The brief noted that from 1990 to 2000, Hayat was raised by his grandparents in Rawalpindi, Pakistan, where Hayat attended a madrassa run by his grandfather. The California-born Hayat explained that the United States was his country “in name only,” that his “heart belongs to Pakistan,” and that he “never, ever considered himself American.”

Hayat and his father Umer Hayat, who also served time for lying to the FBI, sent money to the Sipah-e-Sahaba (SSP) jihadi group. After initial denials, Hayat told FBI agents, “he attended a jihadi camp both in 2000 and 2003-4, that he received training, and that he returned to the United States with an intent to commit jihad here.”

Hayat’s 2006 attorney Wazhma Mojaddidi served as president of CAIR in Sacramento and conducted the defense in concert with former federal prosecutor Johnny Griffin III. Hayat’s current attorney Dennis Riordan now claims the defense was defective. For his part, federal prosecutor Andre Espinosa contended that “Hayat’s chosen counsel provided him with independent, zealous, and competent representation,” and that “any purported deficiencies did not legally affect his representation or prejudice him.”
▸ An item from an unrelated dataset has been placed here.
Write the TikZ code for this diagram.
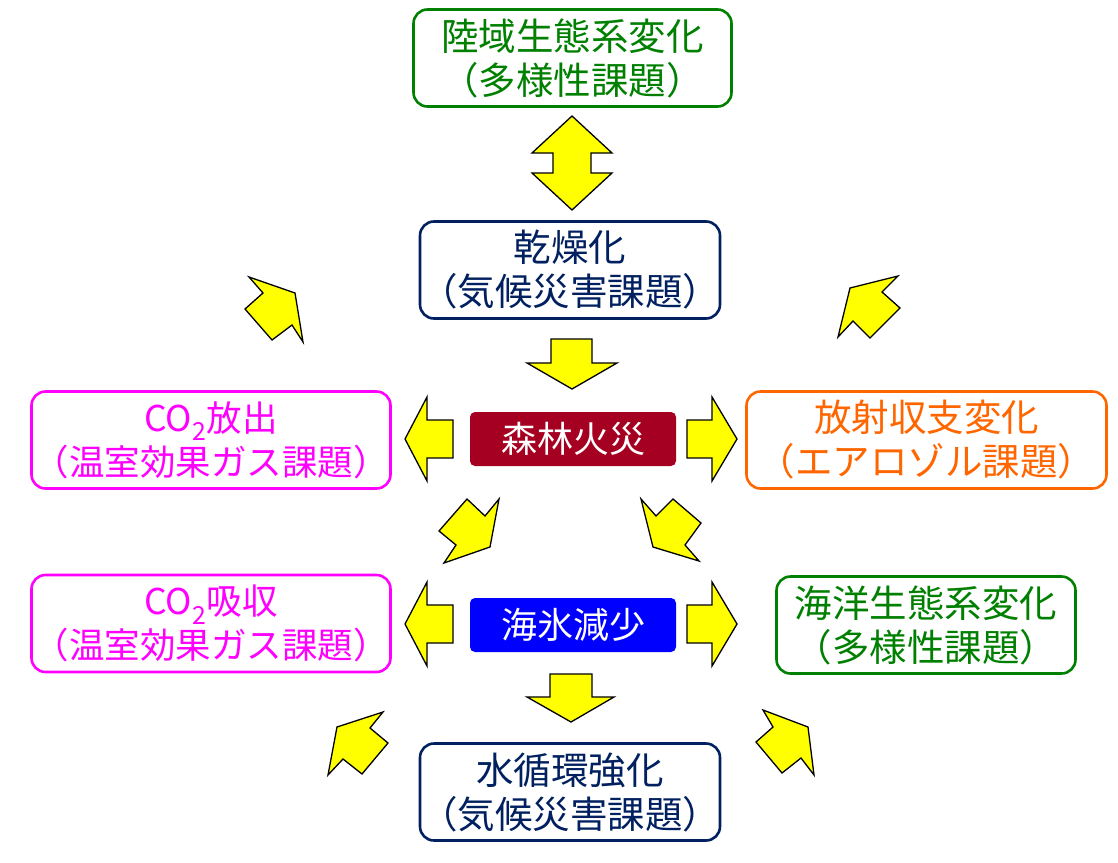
\documentclass[tikz,border=0pt]{standalone}
\usepackage{fontspec}
\setmainfont{Noto Sans CJK JP}
\usepackage{xcolor}
\usepackage{tikz}
\usetikzlibrary{positioning}

\definecolor{landgreen}{RGB}{0,128,0}
\definecolor{navy}{RGB}{0,32,96}
\definecolor{ghgmagenta}{RGB}{255,0,255}
\definecolor{aeroorange}{RGB}{255,102,0}
\definecolor{firered}{RGB}{165,0,33}
\definecolor{iceblue}{RGB}{0,0,255}
\definecolor{arrowyellow}{RGB}{255,255,0}

\tikzset{
  issue/.style={draw=#1, text=#1, line width=2.6pt, rounded corners=14pt, fill=white,
    align=center, inner sep=0pt, minimum height=97pt, font=\fontsize{37.5}{44}\selectfont},
  ghgissue/.style={issue=ghgmagenta, minimum width=359pt, font=\fontsize{35.5}{44}\selectfont},
  event/.style={fill=#1, text=white, rounded corners=5pt, minimum width=206pt,
    minimum height=54pt, inner sep=0pt, font=\fontsize{36}{40}\selectfont},
  bigarrow/.style={fill=arrowyellow, draw=black, line width=1.3pt, line join=miter},
}

\begin{document}
\begin{tikzpicture}[x=1pt,y=-1pt]
                \useasboundingbox (0,0) rectangle (1118,862);
                % issue boxes
                \node[issue=landgreen, minimum width=318pt] (land) at (572.5,58) {陸域生態系変化\\（多様性課題）};
                \node[issue=navy, minimum width=297pt] (dry) at (570,270) {乾燥化\\（気候災害課題）};
                \node[ghgissue] (emit) at (211,440) {CO\textsubscript{2}放出\\（温室効果ガス課題）};
                \node[issue=aeroorange, minimum width=360pt] (rad) at (926.5,440) {放射収支変化\\（エアロゾル課題）};
                \node[ghgissue] (absorb) at (211,623.5) {CO\textsubscript{2}吸収\\（温室効果ガス課題）};
                \node[issue=landgreen, minimum width=299pt] (ocean) at (926,625) {海洋生態系変化\\（多様性課題）};
                \node[issue=navy, minimum width=297pt] (water) at (570,792) {水循環強化\\（気候災害課題）};
                % events
                \node[event=firered] (fire) at (573,439) {森林火災};
                \node[event=iceblue] (ice) at (573,625) {海氷減少};
                % yellow block arrows
                \draw[bigarrow] (572,116) -- (612,153) -- (591,153) -- (591,173) -- (612,173) -- (572,210)
                  -- (532,173) -- (553,173) -- (553,153) -- (532,153) -- cycle;
                \draw[bigarrow] (551,339) -- (592,339) -- (592,363) -- (617,363) -- (572,389) -- (527,363) -- (551,363) -- cycle;
                \draw[bigarrow] (550,674) -- (592,674) -- (592,697) -- (614,697) -- (571,722) -- (527,697) -- (550,697) -- cycle;
                \draw[bigarrow] (453,420) -- (427,420) -- (427,397) -- (405,439) -- (427,481) -- (427,458) -- (453,458) -- cycle;
                \draw[bigarrow] (687,420) -- (712,420) -- (712,397) -- (737,439) -- (712,481) -- (712,458) -- (687,458) -- cycle;
                \draw[bigarrow] (453,605) -- (427,605) -- (427,582) -- (405,624) -- (427,666) -- (427,643) -- (453,643) -- cycle;
                \draw[bigarrow] (687,605) -- (712,605) -- (712,582) -- (737,624) -- (712,666) -- (712,643) -- (687,643) -- cycle;
                % diagonal ones
                \draw[bigarrow] (249,277) -- (295,293) -- (303,342) -- (292,325) -- (272,340) -- (245,309) -- (263,293) -- cycle;
                \draw[bigarrow] (898,276) -- (882,292) -- (900,308) -- (870,338) -- (853,321) -- (838,337) -- (850,288) -- cycle;
                \draw[bigarrow] (467,499) -- (485,516) -- (499,499) -- (490,547) -- (444,563) -- (456,545) -- (439,531) -- cycle;
                \draw[bigarrow] (641,499) -- (656,516) -- (673,499) -- (701,523) -- (685,545) -- (699,561) -- (653,547) -- cycle;
                \draw[bigarrow] (383,712) -- (370,728) -- (388,743) -- (362,774) -- (343,759) -- (328,775) -- (337,727) -- cycle;
                \draw[bigarrow] (763,710) -- (808,727) -- (814,775) -- (801,758) -- (782,773) -- (756,742) -- (773,727) -- cycle;
            \end{tikzpicture}
\end{document}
Mojaddidi denies she was to blame for losing the case and she may appear as a defense witness in the January hearing. In that proceeding, family members and other witnesses will reportedly testify that Hamid Hayat was not abroad long enough to have attended a terrorist training camp.

His supporters claim Hayat’s April 2003 trip to Pakistan was to get married and help his mother obtain medical care. According to the Sacramento Bee, “some of that testimony is expected to take place in unusual nighttime court sessions via live video-conferencing with four witnesses in Pakistan.”

Even with sympathetic judge Deborah Barnes, the outcome of the proceedings remains uncertain. It has been established, on the other hand, that while in prison Hamid Hayat has not been able to carry out any acts of terrorism against the United States.

The same is true for California Muslim convert Nicholas Teausant, who aspired to blow up “Zionist” day-care centers and was arrested en route to Syria where he planned to fight with the Islamic State.

In June, 2016, U.S. District Judge John Mendez sentenced Teausant to 12 years in prison followed by 25 years of supervision. With offences related to terrorism, Mendez said, “There is no room for error. The risks are too high.”